#### [What this task involves]
Do not repeat pictures. Repeat exactly the lines of the listing below from its first line through the line with "PL, PR, PT, PB = 102.0, 596.5, 44.5, 538.0".
»»
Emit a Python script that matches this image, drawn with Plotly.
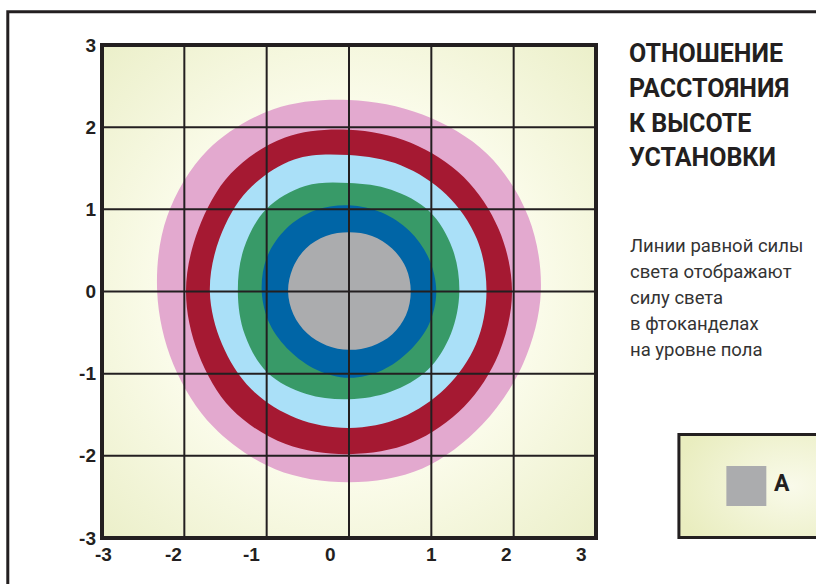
import base64
import numpy as np
import plotly.graph_objects as go

W, H = 816, 584
# plot area (frame line centres) in page pixels
PL, PR, PT, PB = 102.0, 596.5, 44.5, 538.0

# ---------------- data ----------------
ANGLES_DEG = [0, 22.5, 45, 67.5, 90, 112.5, 135, 157.5,
              180, 202.5, 225, 247.5, 270, 292.5, 315, 337.5]

RING_NAMES = ["pink", "crimson", "lightblue", "green", "blue", "A"]
RING_COLORS = ["#e3a9cf", "#a51932", "#aae0f8", "#389a68", "#0065a6", "#abacae"]

R_PINK = [2.33, 2.36, 2.37, 2.33, 2.33, 2.40, 2.43, 2.39,
          2.33, 2.31, 2.33, 2.34, 2.32, 2.33, 2.29, 2.29]
R_CRIMSON = [1.98, 1.97, 1.97, 1.96, 1.97, 2.03, 2.03, 1.98,
             1.98, 1.98, 2.02, 2.01, 1.98, 1.99, 1.98, 1.97]
R_LIGHTBLUE = [1.67, 1.68, 1.67, 1.66, 1.66, 1.74, 1.74, 1.70,
               1.69, 1.67, 1.68, 1.67, 1.66, 1.66, 1.66, 1.67]
R_GREEN = [1.34, 1.36, 1.38, 1.34, 1.32, 1.39, 1.42, 1.38,
           1.35, 1.37, 1.40, 1.35, 1.31, 1.32, 1.35, 1.34]
R_BLUE = [1.06, 1.05, 1.04, 1.04, 1.05, 1.07, 1.08, 1.08,
          1.06, 1.04, 1.02, 1.03, 1.05, 1.04, 1.03, 1.05]
R_GRAY = [0.75, 0.75, 0.74, 0.73, 0.72, 0.73, 0.74, 0.74,
          0.74, 0.73, 0.72, 0.71, 0.71, 0.72, 0.74, 0.75]
RINGS = [R_PINK, R_CRIMSON, R_LIGHTBLUE, R_GREEN, R_BLUE, R_GRAY]

AXIS_RANGE = [-3, 3]
GRID_VALUES = [-2, -1, 0, 1, 2]
Y_TICKS = [-3, -2, -1, 0, 1, 2, 3]
Y_TICK_LABELS = ["-3", "-2", "-1", "0", "1", "2", "3"]
X_TICK_LABELS = ["-3", "-2", "-1", "0", "1", "2", "3"]
X_TICK_LABEL_POS = [-2.98, -2.13, -1.18, -0.23, 1.00, 1.91, 2.82]

TITLE_LINES = ["ОТНОШЕНИЕ", "РАССТОЯНИЯ", "К ВЫСОТЕ", "УСТАНОВКИ"]
NOTE_LINES = ["Линии равной силы", "света отображают", "силу света",
              "в фтоканделах", "на уровне пола"]
LEGEND_LABEL = "A"

# ---------------- helpers ----------------
def px(xp):
    return (xp - PL) / (PR - PL)

def py(yp):
    return (PB - yp) / (PB - PT)

def svg_uri(svg):
    return "data:image/svg+xml;base64," + base64.b64encode(svg.encode()).decode()

INK = "#231f20"
TITLE_FONT = "Roboto, Liberation Sans, sans-serif"
NUM_FONT = "Liberation Sans, Arial, sans-serif"

fig = go.Figure()

# rings (outer first)
for name, color, radii in zip(RING_NAMES, RING_COLORS, RINGS):
    th = np.deg2rad(ANGLES_DEG)
    r = np.array(radii)
    xs = list(r * np.cos(th))
    ys = list(r * np.sin(th))
    xs += xs[:3]
    ys += ys[:3]
    fig.add_trace(go.Scatter(
        x=xs, y=ys, mode="lines", fill="toself", fillcolor=color,
        line=dict(color=color, width=0, shape="spline", smoothing=1.0),
        hoverinfo="skip", showlegend=False, name=name))

# grid lines drawn above the rings
gx, gy = [], []
for v in GRID_VALUES:
    gx += [v, v, None]
    gy += [AXIS_RANGE[0], AXIS_RANGE[1], None]
    gx += [AXIS_RANGE[0], AXIS_RANGE[1], None]
    gy += [v, v, None]
fig.add_trace(go.Scatter(x=gx, y=gy, mode="lines",
                         line=dict(color=INK, width=2),
                         hoverinfo="skip", showlegend=False))

# background gradients
bg_svg = ('<svg xmlns="http://www.w3.org/2000/svg" width="100" height="100" '
          'viewBox="0 0 100 100" preserveAspectRatio="none">'
          '<defs><radialGradient id="g" cx="50%" cy="50%" r="71%">'
          '<stop offset="0" stop-color="#fefef6"/>'
          '<stop offset="0.55" stop-color="#fafbe9"/>'
          '<stop offset="1" stop-color="#ebefc9"/>'
          '</radialGradient></defs>'
          '<rect width="100" height="100" fill="url(#g)"/></svg>')
leg_svg = ('<svg xmlns="http://www.w3.org/2000/svg" width="100" height="100" '
           'viewBox="0 0 100 100" preserveAspectRatio="none">'
           '<defs><radialGradient id="g" cx="75%" cy="50%" r="80%">'
           '<stop offset="0" stop-color="#f9faea"/>'
           '<stop offset="1" stop-color="#e9edbf"/>'
           '</radialGradient></defs>'
           '<rect width="100" height="100" fill="url(#g)"/></svg>')

LEG_L, LEG_T, LEG_R, LEG_B = 679.5, 434.5, 830.0, 537.5
images = [
    dict(source=svg_uri(bg_svg), xref="paper", yref="paper", x=0, y=1,
         sizex=1, sizey=1, sizing="stretch", layer="below", xanchor="left", yanchor="top"),
    dict(source=svg_uri(leg_svg), xref="paper", yref="paper", x=px(LEG_L), y=py(LEG_T),
         sizex=px(LEG_R) - px(LEG_L), sizey=py(LEG_T) - py(LEG_B), sizing="stretch",
         layer="below", xanchor="left", yanchor="top"),
]

shapes = [
    # outer frame (open to the right/bottom edges)
    dict(type="path", xref="paper", yref="paper",
         path=f"M {px(7.7)},{py(600)} L {px(7.7)},{py(11.3)} L {px(830)},{py(11.3)}",
         line=dict(color=INK, width=3)),
    # plot frame
    dict(type="rect", xref="paper", yref="paper", x0=0, x1=1, y0=0, y1=1,
         line=dict(color=INK, width=4), fillcolor="rgba(0,0,0,0)"),
    # legend box
    dict(type="rect", xref="paper", yref="paper",
         x0=px(LEG_L), x1=px(LEG_R), y0=py(LEG_B), y1=py(LEG_T),
         line=dict(color=INK, width=3), fillcolor="rgba(0,0,0,0)"),
    dict(type="rect", xref="paper", yref="paper",
         x0=px(727), x1=px(767), y0=py(506), y1=py(466),
         line=dict(width=0), fillcolor=RING_COLORS[-1]),
]

annotations = []
for lab, pos in zip(X_TICK_LABELS, X_TICK_LABEL_POS):
    annotations.append(dict(text=lab, x=pos, xref="x", y=py(555), yref="paper",
                            xanchor="center", yanchor="middle", showarrow=False,
                            font=dict(family=NUM_FONT, size=19, color=INK, weight="bold")))
TITLE_Y = [53.3, 88.0, 122.7, 157.4]
for line, yc in zip(TITLE_LINES, TITLE_Y):
    annotations.append(dict(text=line, x=px(628), y=py(yc),
                            xref="paper", yref="paper", xanchor="left", yanchor="middle",
                            showarrow=False,
                            font=dict(family=TITLE_FONT, size=25, color=INK, weight="bold")))
NOTE_Y = [246.0, 272.0, 297.8, 323.6, 349.5]
for line, yc in zip(NOTE_LINES, NOTE_Y):
    annotations.append(dict(text=line, x=px(629), y=py(yc),
                            xref="paper", yref="paper", xanchor="left", yanchor="middle",
                            showarrow=False,
                            font=dict(family=TITLE_FONT, size=18.5, color="#333333")))
annotations.append(dict(text=LEGEND_LABEL, x=px(773), y=py(483.5),
                        xref="paper", yref="paper", xanchor="left", yanchor="middle",
                        showarrow=False,
                        font=dict(family=TITLE_FONT, size=23, color=INK, weight="bold")))

fig.update_layout(
    width=W, height=H,
    margin=dict(l=PL, r=W - PR, t=PT, b=H - PB, pad=0),
    paper_bgcolor="white", plot_bgcolor="rgba(0,0,0,0)",
    images=images, shapes=shapes, annotations=annotations,
    showlegend=False,
    xaxis=dict(range=AXIS_RANGE, showgrid=False, zeroline=False,
               showticklabels=False, ticks="", showline=False, fixedrange=True),
    yaxis=dict(range=AXIS_RANGE, showgrid=False, zeroline=False,
               tickvals=Y_TICKS, ticktext=Y_TICK_LABELS, ticks="",
               ticklabelstandoff=5,
               tickfont=dict(family=NUM_FONT, size=19, color=INK, weight="bold"),
               showline=False, fixedrange=True),
)

fig.write_html("out.html",
               config={"displayModeBar": False, "staticPlot": True},
               post_script="document.body.style.margin='0';document.body.style.overflow='hidden';")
««
#### [Answer to this problem]
Emit a Python script that matches this image, drawn with Plotly.
import base64
import numpy as np
import plotly.graph_objects as go

W, H = 816, 584
# plot area (frame line centres) in page pixels
PL, PR, PT, PB = 102.0, 596.5, 44.5, 538.0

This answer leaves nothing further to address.